By Sarah Roberts, Special to CalMatters
Dr. Sarah Roberts is an associate professor with the Advancing New Standards in Reproductive Health program at the University of California, San Francisco, firstname.lastname@example.org.
Time and time again, California has stepped up and positioned itself at the forefront of facilitating women’s ability to obtain abortion care in our state. Now, when abortion access is on the line nationwide, it’s time for the state to ensure that every Californian, no matter what her financial status, can obtain abortion care when she needs it.
In 2014, California passed the Contraceptive Coverage Equity Act, which requires health care plans to cover prescribed FDA-approved contraceptives for women without cost sharing. This law was predicated on research showing that contraception is essential reproductive health care, and that cost-sharing requirements, including small copayments, could dramatically reduce preventive health care practices, especially among Americans working to make ends meet. It’s time for California to enact a law that takes the same approach toward abortion.
Abortion care is a critical aspect of reproductive health care. Measurable harm results from the inability to obtain an abortion. A significant barrier to abortion care, especially for low-income women, is cost. California now has an opportunity to remove that obstacle and eliminate cost-sharing for abortion or abortion-related services by passing Senate Bill 245.
The out-of-pocket cost of abortion can be substantial, especially later in pregnancy. A national study I led showed that without private insurance or Medicaid, the median out-of-pocket cost of an abortion was $575. For abortions at later gestations, the out-of-pocket cost more than doubled. For more than half of the people in the study, these out-of-pocket costs represented more than one-third of their monthly incomes; this figure was closer to two-thirds for those having later abortions. While California does mandate that insurance policies cover abortion care, health plans can still charge high deductibles and copays, ranging from $40 to thousands of dollars. These deductibles and copays can function as the equivalent of having no insurance coverage for abortion care.
My research finds that the cost of abortion can be a significant barrier to care and can affect people in a number of ways.
First, having to come up with money to pay these costs has direct economic effects. For people struggling to make ends meet, paying a significant copayment or footing the bill out of pocket for an abortion can mean delaying or forgoing paying rent or buying food.
Second, costs contribute to delays. In a nationwide study of more than 1,000 women seeking abortion, more than half reported that the need to raise money to cover the cost was a reason they delayed having the procedure. Raising money to cover the cost of an abortion can take time. If women delay into the second trimester, the cost of an abortion goes up, which can lead to further delays as they struggle to raise additional money.
As a 20-year-old explained to us, “[I] get paid every week, but every time I think I have enough money, it all gets taken out in taxes, so I’m just under the amount I need. Every time I try to make an appointment, something else comes up that I have to pay.”
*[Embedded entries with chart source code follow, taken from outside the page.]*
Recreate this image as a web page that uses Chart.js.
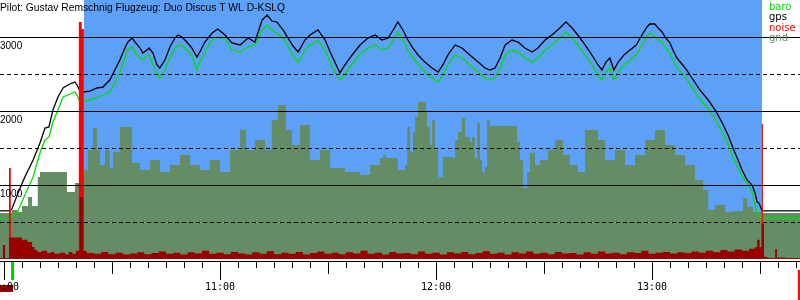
<!DOCTYPE html>
<html>
<head>
<meta charset="utf-8">
<script src="https://cdn.jsdelivr.net/npm/chart.js@4"></script>
<style>
  body { margin: 0; background: #fff; }
</style>
</head>
<body>
<canvas id="barogram" width="800" height="300"></canvas>
<script>
// all times are minutes after 10:00
const trackTime = [-1.1,1.7,2.2,3.9,5.8,8.1,10.0,11.4,12.5,13.6,
  15.0,16.4,17.8,18.9,19.7,20.3,21.1,21.9,23.9,25.8,
  27.5,29.4,30.8,32.2,33.6,34.4,35.6,36.4,37.8,38.6,
  39.7,40.3,41.4,42.5,43.3,44.7,46.1,47.5,48.3,49.4,
  50.8,52.2,53.6,54.4,55.8,57.8,59.4,61.4,63.3,65.6,
  67.8,69.7,71.7,73.1,74.4,75.8,77.5,78.9,80.3,81.7,
  83.6,85.0,87.2,89.2,90.6,91.9,93.3,94.7,96.7,98.9,
  101.1,103.1,105.0,106.7,108.1,109.4,110.8,112.2,113.6,115.0,
  116.9,118.9,120.6,121.9,123.3,125.3,127.2,129.4,131.7,133.6,
  135.0,136.4,137.8,139.2,141.1,142.8,144.7,146.7,148.3,150.3,
  152.2,154.4,156.1,157.8,159.4,161.4,163.3,165.0,166.1,167.2,
  168.3,169.4,170.6,172.2,173.9,175.6,177.2,178.6,179.4,180.8,
  181.7,182.8,183.6,185.0,185.8,186.9,189.2,191.1,193.3,195.6,
  197.5,199.4,201.1,202.5,203.9,205.0,206.4,207.8,208.6,209.2,
  209.7,210.6,221.1];
const gpsAlt = [649,649,676,892,1108,1338,1568,1770,1784,2014,
  2189,2311,2351,2378,2392,2351,2270,2257,2270,2311,
  2324,2419,2554,2689,2851,2932,2986,2932,2851,2784,
  2824,2851,2784,2622,2581,2689,2865,2986,3027,3000,
  2932,2851,2730,2797,2932,3054,3108,3027,2919,2892,
  2986,2932,3230,3297,3216,3203,3095,2986,2878,2797,
  2959,3027,3095,2959,2797,2662,2514,2622,2757,2892,
  2986,3027,2959,2986,3095,3203,3095,2959,2851,2757,
  2662,2581,2527,2622,2757,2892,2851,2757,2662,2581,
  2554,2581,2716,2892,2959,2932,2851,2797,2851,2959,
  3027,3122,3203,3122,3027,2892,2757,2622,2554,2662,
  2716,2554,2662,2757,2824,2892,3027,3135,3176,3176,
  3122,3068,3000,2919,2824,2716,2581,2446,2284,2149,
  2014,1851,1676,1500,1338,1203,1068,1000,892,770,
  757,649,649];
const baroAlt = [541,541,568,649,865,1108,1432,1608,1649,1851,
  2014,2189,2216,2243,2257,2216,2122,2122,2149,2176,
  2216,2257,2378,2527,2716,2824,2865,2797,2716,2703,
  2743,2757,2622,2500,2446,2554,2730,2851,2878,2892,
  2824,2743,2554,2662,2797,2959,3000,2973,2824,2797,
  2865,2892,3095,3162,3095,3054,2986,2878,2743,2662,
  2824,2892,2959,2824,2662,2527,2419,2500,2635,2770,
  2851,2892,2824,2851,2959,3068,2959,2824,2716,2635,
  2527,2446,2392,2486,2622,2757,2716,2622,2527,2446,
  2419,2446,2581,2757,2824,2797,2716,2662,2716,2824,
  2892,2986,3068,2986,2892,2757,2622,2486,2419,2527,
  2581,2419,2527,2622,2689,2757,2892,3014,3054,3000,
  2959,2932,2865,2784,2689,2595,2459,2324,2162,2027,
  1892,1730,1554,1378,1230,1122,1027,905,730,622,
  581,554,554];

const gndTime = [-1.1,2.2,3.9,5.0,6.7,7.8,9.4,10.0,17.5,19.7,
  21.1,22.2,23.3,24.7,25.8,26.7,28.1,29.4,30.3,32.2,
  35.6,37.8,40.6,43.3,46.1,48.9,51.7,54.4,57.2,60.0,
  62.8,65.6,67.2,69.7,72.5,74.4,76.1,78.3,80.0,82.2,
  85.0,87.8,90.6,94.7,98.9,101.7,104.4,105.3,106.1,109.4,
  111.4,112.0,112.8,113.6,114.2,115.0,117.2,117.5,118.3,118.9,
  119.7,120.6,121.9,124.4,125.3,126.1,127.2,128.1,129.4,130.0,
  130.8,131.4,132.2,132.8,133.6,134.2,135.0,142.5,143.3,144.2,
  145.3,146.1,147.5,148.9,151.1,153.1,155.3,157.2,159.4,161.4,
  165.0,166.9,169.7,172.5,175.3,178.1,180.8,183.6,186.4,189.2,
  191.9,194.2,195.6,197.5,200.3,202.5,205.3,206.4,208.1,210.6,
  221.1];
const gndAlt = [622,662,635,716,838,716,1108,1176,905,1027,
  1135,1203,1473,1770,1473,1270,1473,1230,1446,1784,
  1297,1203,1338,1176,1270,1405,1270,1203,1338,1176,
  1473,1743,1473,1608,1473,1878,2081,1743,1541,1811,
  1338,1473,1230,1176,1135,1270,1365,1405,1365,1203,
  1270,1784,1446,1716,1919,2122,1986,1784,1541,1878,
  1473,1108,1378,1365,1608,1716,1905,1649,1581,1649,
  1365,1838,1338,1176,1243,1878,1797,1581,1338,959,
  1176,1432,1270,1338,1473,1608,1405,1270,1176,1743,
  1608,1338,1473,1270,1405,1608,1743,1541,1405,1270,
  1068,932,662,730,635,649,824,703,635,622,
  622];

const noiseTime = [-1.1,-0.3,0.3,1.4,5.0,6.5,7.8,8.5,9.3,10.5,12,13,14,15.5,17,18,19,20,21,22,
  23,25,27,29,31,33,35,37,39,41,43,45,47,49,51,53,55,57,59,61,63,65,67,69,71,73,75,77,79,81,
  83,85,87,89,91,93,95,97,99,101,103,105,107,109,111,113,115,117,119,121,123,125,127,129,131,133,135,137,139,141,
  143,145,147,149,151,153,155,157,159,161,163,165,167,169,171,173,175,177,179,181,183,185,187,189,191,193,195,197,199,201,
  203,205,207,208.5,209.2,209.9,210.4,211.1,212,214.2,214.7,217,221.1];
const noiseLevel = [14,190,14,290,260,230,162,122,95,110,80,95,70,85,60,95,70,110,838,110,
  80,70,95,65,85,60,75,90,65,80,100,70,85,60,90,75,110,70,85,65,95,75,60,90,70,105,65,85,70,95,
  60,80,100,70,85,65,90,75,110,70,85,60,95,75,80,65,100,70,85,60,90,75,95,65,80,105,70,85,60,90,
  75,100,70,85,65,95,75,80,60,90,70,100,75,85,65,90,80,110,70,85,95,75,90,80,100,85,110,90,120,100,
  130,110,140,160,260,160,480,30,14,135,20,14,14];

// loud engine noise, start / end / level
const motorStart = [1.4, 20.8, 21.6, 210.5];
const motorEnd = [1.9, 21.6, 22.2, 210.8];
const motorLevel = [1230, 3203, 3108, 1824];

const flightStart = 22.2;
const flightEnd = 210.6;
const takeoffMark = 2.4;
const logEndMark = 220.8;

const solidLevels = [1000, 2000, 3000];
const dashedLevels = [500, 1500, 2500];
const hourTicks = [0, 60, 120, 180];
const hourLabels = ['10:00', '11:00', '12:00', '13:00'];
const legendNames = ['baro', 'gps', 'noise', 'gnd'];
const titleText = 'Pilot: Gustav Remschnig Flugzeug: Duo Discus T WL D-KSLQ';

const BLUE = '#5ca0f8';
const GND = '#658d65';
const legendColors = ['#00e000', '#000000', '#ff0000', GND];

function pts(xs, ys) {
  return xs.map((x, i) => ({ x: x, y: ys[i] }));
}

const motorPts = [];
motorStart.forEach((s, i) => {
  motorPts.push({ x: s, y: 0 }, { x: s, y: motorLevel[i] }, { x: motorEnd[i], y: motorLevel[i] }, { x: motorEnd[i], y: 0 });
});

const overlay = {
  id: 'overlay',
  afterDatasetsDraw(chart) {
    const ctx = chart.ctx;
    const xs = chart.scales.x, ys = chart.scales.y;
    ctx.save();
    ctx.strokeStyle = '#000';
    ctx.lineWidth = 1;

    // horizontal grid on top of the areas
    solidLevels.forEach(v => {
      const y = Math.round(ys.getPixelForValue(v)) + 0.5;
      ctx.beginPath(); ctx.moveTo(0, y); ctx.lineTo(800, y); ctx.stroke();
    });
    ctx.setLineDash([4, 3]);
    dashedLevels.forEach(v => {
      const y = Math.round(ys.getPixelForValue(v)) + 0.5;
      ctx.beginPath(); ctx.moveTo(0, y); ctx.lineTo(800, y); ctx.stroke();
    });
    ctx.setLineDash([]);

    ctx.fillStyle = '#000';
    ctx.font = '10px "Liberation Sans"';
    ctx.textAlign = 'left';
    ctx.textBaseline = 'alphabetic';
    solidLevels.forEach(v => {
      ctx.fillText(String(v), 0, ys.getPixelForValue(v) + 11.5);
    });

    // time axis
    const axisY = 261.5;
    ctx.beginPath(); ctx.moveTo(0, axisY); ctx.lineTo(800, axisY); ctx.stroke();
    for (let m = 0; m <= 220; m += 5) {
      const x = Math.round(xs.getPixelForValue(m)) + 0.5;
      const len = m % 60 === 0 ? 18 : (m % 30 === 0 ? 12 : 6);
      ctx.beginPath(); ctx.moveTo(x, 262); ctx.lineTo(x, 262 + len); ctx.stroke();
    }

    // log start box under the first label
    ctx.fillStyle = '#990000';
    ctx.fillRect(0, 285, Math.round(xs.getPixelForValue(takeoffMark)), 7);

    ctx.fillStyle = '#000';
    ctx.font = '10px "DejaVu Sans Mono"';
    ctx.textAlign = 'center';
    hourTicks.forEach((m, i) => {
      ctx.fillText(hourLabels[i], xs.getPixelForValue(m), 289.5);
    });

    let x = xs.getPixelForValue(takeoffMark);
    ctx.fillStyle = '#00cc00';
    ctx.fillRect(x - 1.5, 262, 3, 18);
    x = xs.getPixelForValue(logEndMark);
    ctx.fillStyle = '#ff0000';
    ctx.fillRect(x - 1, 270, 2, 30);

    // title and legend
    ctx.textAlign = 'left';
    ctx.fillStyle = '#000';
    ctx.font = '10.3px "Liberation Sans"';
    ctx.fillText(titleText, 0, 11);
    ctx.font = '10px "DejaVu Sans"';
    legendNames.forEach((n, i) => {
      ctx.fillStyle = legendColors[i];
      ctx.fillText(n, 769, 10 + i * 10.3);
    });
    ctx.restore();
  }
};

new Chart(document.getElementById('barogram'), {
  type: 'line',
  data: {
    // first dataset is drawn on top
    datasets: [
      { label: 'noise', data: pts(noiseTime, noiseLevel), stepped: true, fill: 'origin',
        backgroundColor: '#990000', borderWidth: 0 },
      { label: 'motor', data: motorPts, fill: 'origin', backgroundColor: '#ff0000', borderWidth: 0 },
      { label: 'gps', data: pts(trackTime, gpsAlt), borderColor: '#000000', borderWidth: 1.3, fill: false },
      { label: 'baro', data: pts(trackTime, baroAlt), borderColor: '#00e000', borderWidth: 1.3, fill: false },
      { label: 'gnd', data: pts(gndTime, gndAlt), stepped: true, fill: 'origin',
        backgroundColor: GND, borderWidth: 0 },
      { label: 'flight', data: [{ x: flightStart, y: 3500 }, { x: flightEnd, y: 3500 }], fill: 'origin',
        backgroundColor: BLUE, borderWidth: 0 }
    ]
  },
  options: {
    responsive: false,
    animation: false,
    devicePixelRatio: 1,
    layout: { padding: { left: 0, right: 0, top: 0, bottom: 41 } },
    elements: { point: { radius: 0 }, line: { tension: 0 } },
    scales: {
      x: { type: 'linear', min: -1.1, max: 221.1, display: false },
      y: { type: 'linear', min: 0, max: 3500, display: false }
    },
    plugins: { legend: { display: false }, tooltip: { enabled: false }, title: { display: false } }
  },
  plugins: [overlay]
});
</script>
</body>
</html>
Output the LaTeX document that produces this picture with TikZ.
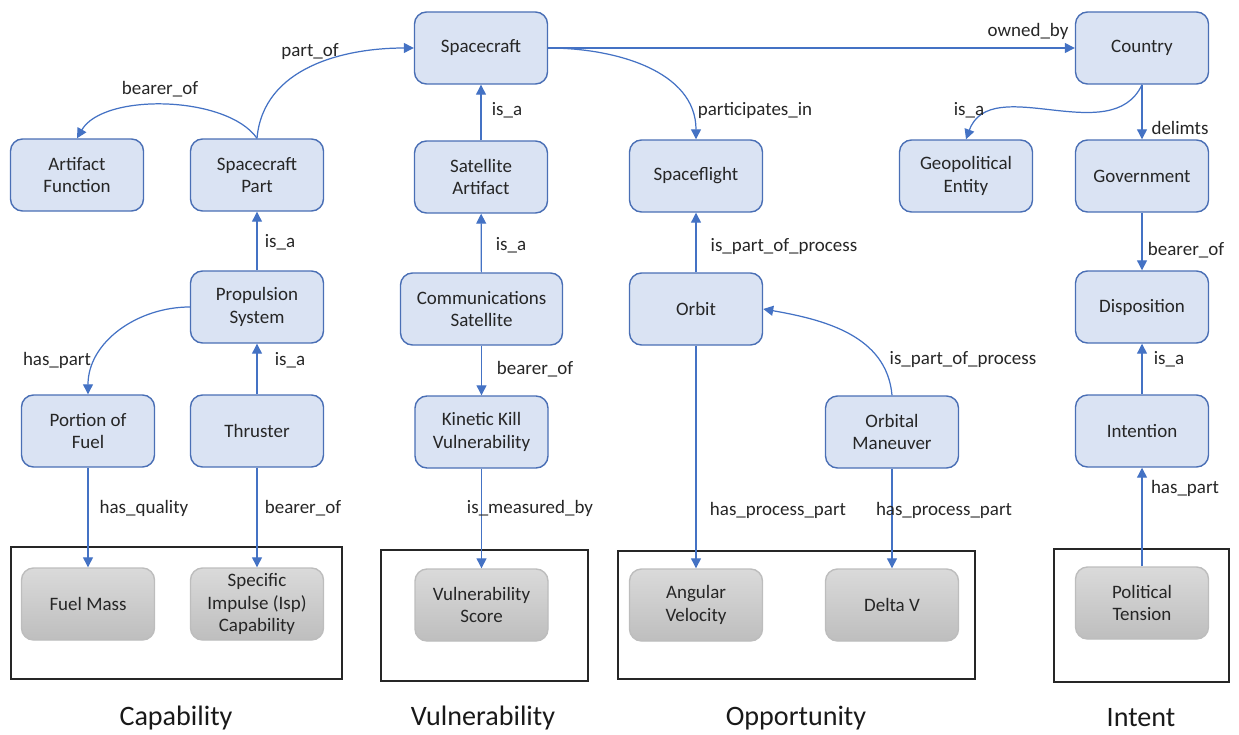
\documentclass[tikz,border=0pt]{standalone}
\usepackage{fontspec}
\setmainfont{Carlito}
\usetikzlibrary{arrows.meta}

\definecolor{linkblue}{HTML}{4472C4}
\definecolor{boxfill}{HTML}{DAE3F3}
\definecolor{boxline}{HTML}{4A6FB5}
\definecolor{greytop}{HTML}{DADADA}
\definecolor{greybot}{HTML}{BEBEBE}
\definecolor{greyline}{HTML}{BDBDBD}
\definecolor{inktext}{HTML}{262626}

\tikzset{
  classbox/.style={draw=boxline, fill=boxfill, line width=0.8pt, rounded corners=0.24cm,
    minimum width=2.66cm, minimum height=1.44cm, inner sep=0pt, align=center,
    text=inktext, font=\fontsize{10.8}{12.6}\selectfont},
  valuebox/.style={classbox, draw=greyline, top color=greytop, bottom color=greybot},
  rel/.style={draw=linkblue, line width=0.7pt, -{Triangle[length=2mm,width=2mm]}},
  rellabel/.style={text=inktext, inner sep=0pt, font=\fontsize{10.8}{12.6}\selectfont},
  groupframe/.style={draw=black!85, line width=0.6pt},
  grouptitle/.style={text=black!90, font=\fontsize{16}{19}\selectfont}
}

\begin{document}
\begin{tikzpicture}
\useasboundingbox (0,0) rectangle (24.78,14.68);

% group frames
\draw[groupframe] (0.22,1.10) rectangle (6.84,3.74);
\draw[groupframe] (7.62,1.06) rectangle (11.76,3.68);
\draw[groupframe] (12.36,1.10) rectangle (19.50,3.66);
\draw[groupframe] (21.08,1.04) rectangle (24.58,3.70);

\node[grouptitle] (capab) at (3.52,0.32) {Capability};
\node[grouptitle] (vulner) at (9.66,0.32) {Vulnerability};
\node[grouptitle] (opport) at (15.92,0.32) {Opportunity};
\node[grouptitle] (intent) at (22.82,0.32) {Intent};

% classes
\node[classbox] (spacecraft) at (9.62,13.72) {Spacecraft};
\node[classbox] (artfunc) at (1.54,11.18) {Artifact\\Function};
\node[classbox] (scpart) at (5.14,11.18) {Spacecraft\\Part};
\node[classbox] (satart) at (9.62,11.14) {Satellite\\Artifact};
\node[classbox] (spaceflight) at (13.92,11.16) {Spaceflight};
\node[classbox] (country) at (22.84,13.72) {Country};
\node[classbox] (geoent) at (19.32,11.16) {Geopolitical\\Entity};
\node[classbox] (govt) at (22.84,11.16) {Government};
\node[classbox] (propsys) at (5.14,8.54) {Propulsion\\System};
\node[classbox, minimum width=3.24cm] (commsat) at (9.63,8.50) {Communications\\Satellite};
\node[classbox] (orbit) at (13.92,8.50) {Orbit};
\node[classbox] (disposition) at (22.84,8.54) {Disposition};
\node[classbox] (fuel) at (1.76,6.06) {Portion of\\Fuel};
\node[classbox] (thruster) at (5.14,6.06) {Thruster};
\node[classbox] (kkv) at (9.63,6.04) {Kinetic Kill\\Vulnerability};
\node[classbox] (orbman) at (17.84,6.04) {Orbital\\Maneuver};
\node[classbox] (intention) at (22.84,6.06) {Intention};

% measured values
\node[valuebox] (fuelmass) at (1.76,2.60) {Fuel Mass};
\node[valuebox] (isp) at (5.14,2.60) {Specific\\Impulse (Isp)\\Capability};
\node[valuebox] (vulnscore) at (9.63,2.58) {Vulnerability\\Score};
\node[valuebox] (angvel) at (13.92,2.58) {Angular\\Velocity};
\node[valuebox] (deltav) at (17.84,2.58) {Delta V};
\node[valuebox] (poltension) at (22.84,2.62) {Political\\Tension};

% relations
\draw[rel] (scpart.north) to[out=85,in=180] (spacecraft.west);
\draw[rel] (scpart.north) to[out=125,in=60,looseness=0.75] (artfunc.north);
\draw[rel] (satart) -- (spacecraft);
\draw[rel] (spacecraft.east) to[out=0,in=90] (spaceflight.north);
\draw[rel] (spacecraft.east) -- (country.west);
\draw[rel] (country.south) to[out=-115,in=70] (geoent.north);
\draw[rel] (country) -- (govt);
\draw[rel] (govt) -- (disposition);
\draw[rel] (intention) -- (disposition);
\draw[rel] (poltension) -- (intention);
\draw[rel] (orbit) -- (spaceflight);
\draw[rel] (orbman.north) to[out=95,in=-10] (orbit.east);
\draw[rel] (orbit) -- (angvel);
\draw[rel] (orbman) -- (deltav);
\draw[rel] (commsat) -- (satart);
\draw[rel] (commsat) -- (kkv);
\draw[rel] (kkv) -- (vulnscore);
\draw[rel] (propsys) -- (scpart);
\draw[rel] (thruster) -- (propsys);
\draw[rel] (propsys.west) to[out=180,in=90] (fuel.north);
\draw[rel] (fuel) -- (fuelmass);
\draw[rel] (thruster) -- (isp);

% relation labels
\node[rellabel] (l1) at (6.20,13.64) {part\_of};
\node[rellabel] (l2) at (3.20,12.90) {bearer\_of};
\node[rellabel] (l3) at (10.14,12.48) {is\_a};
\node[rellabel] (l4) at (15.10,12.48) {participates\_in};
\node[rellabel] (l5) at (20.56,14.06) {owned\_by};
\node[rellabel] (l6) at (19.38,12.48) {is\_a};
\node[rellabel] (l7) at (23.60,12.12) {delimts};
\node[rellabel] (l8) at (5.60,9.84) {is\_a};
\node[rellabel] (l9) at (10.22,9.78) {is\_a};
\node[rellabel] (l10) at (15.68,9.76) {is\_part\_of\_process};
\node[rellabel] (l11) at (23.72,9.68) {bearer\_of};
\node[rellabel] (l12) at (1.14,7.48) {has\_part};
\node[rellabel] (l13) at (5.80,7.48) {is\_a};
\node[rellabel] (l14) at (10.70,7.30) {bearer\_of};
\node[rellabel] (l15) at (19.26,7.50) {is\_part\_of\_process};
\node[rellabel] (l16) at (23.38,7.50) {is\_a};
\node[rellabel] (l17) at (23.70,4.92) {has\_part};
\node[rellabel] (l18) at (2.88,4.52) {has\_quality};
\node[rellabel] (l19) at (6.06,4.52) {bearer\_of};
\node[rellabel] (l20) at (10.60,4.52) {is\_measured\_by};
\node[rellabel] (l21) at (15.56,4.48) {has\_process\_part};
\node[rellabel] (l22) at (18.88,4.48) {has\_process\_part};

\end{tikzpicture}
\end{document}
Third, most women obtain abortions despite the costs. But some do not. Some experience so many delays in raising the money that the cost becomes prohibitive, or the delays lead them beyond the gestational limit for obtaining abortion care in their state.
It’s time for California to eliminate cost as a barrier to abortion care once and for all by ensuring that health plans cannot require cost-sharing for abortion or abortion-related services. The Legislature should remove cost-sharing obstacles to abortion care and pass SB 245.